History / poker media

PokerGO explained

PokerGO matters because it helped turn poker media from a mostly broadcast-based product into a streaming library and studio ecosystem. It is both a content platform and a sign of how poker's media business changed after the original television boom.

What PokerGO is

PokerGO is a subscription poker-streaming platform with live and on-demand content. On its own site, it presents itself as a home for poker programming, schedules, and archive viewing. That matters because it gives poker something closer to a dedicated media home than the game had during the older network-TV era.

This is why PokerGO deserves its own history page. It is not just one show. It is part of the infrastructure that now carries High Stakes Poker, Poker After Dark, studio events, and a wider library of tournament and cash-game coverage.

Why the platform matters in poker media

Poker media used to depend much more heavily on outside broadcasters. PokerGO matters because it changed the distribution logic.

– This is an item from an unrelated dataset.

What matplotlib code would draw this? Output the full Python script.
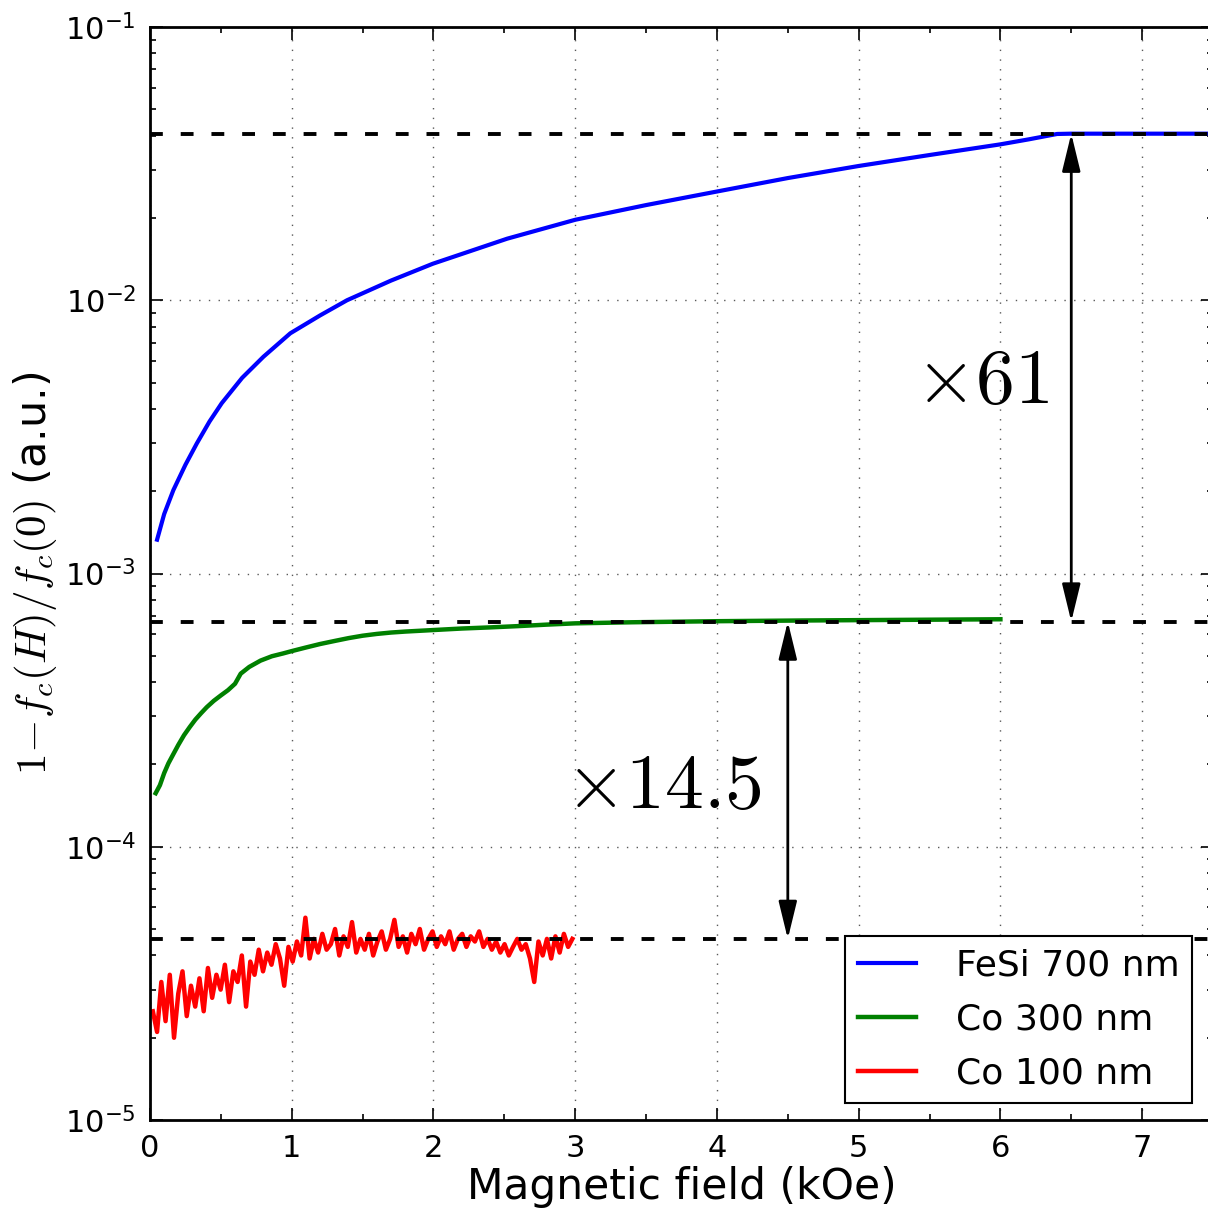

Instead of asking a general network audience to find poker at the right time, the platform makes poker available inside a dedicated environment for poker viewers.

That changes what can be produced. A platform can keep niche but important content alive, can hold older episodes in a library, and can support more specialized programming than a broad network schedule usually allows. This makes PokerGO one of the clearest signs that poker moved from a boom-era media spike into a more platformized long-tail model.

PokerGO matters less as one show and more as the structure that keeps several modern poker shows, series, and archives in one place.

Why PokerGO Studio matters too

PokerGO Studio reinforces the platform's role because it gives the content stack a physical production center. PokerGO Studio describes itself as the home for televised poker and names High Stakes Poker and Poker After Dark among the best-known shows it hosts.

That matters because poker media no longer lives only in card rooms or on borrowed television sets. It now has a purpose-built studio environment that supports tournaments, cash-game productions, and a more durable content pipeline. In practice, PokerGO and PokerGO Studio work together as platform plus production base.

Why PokerGO still matters now

PokerGO still matters because it shows how poker adapted after the original television-boom logic weakened. The audience did not vanish. The audience moved into streaming, replay, clips, and more specialized programming habits.

Readers trying to understand modern poker media should usually place PokerGO next to Hustler Casino Live and televised poker boom. That pairing makes the contrast clear: one page explains the older broadcast explosion, one explains the platform era, and one explains the livestream spectacle branch.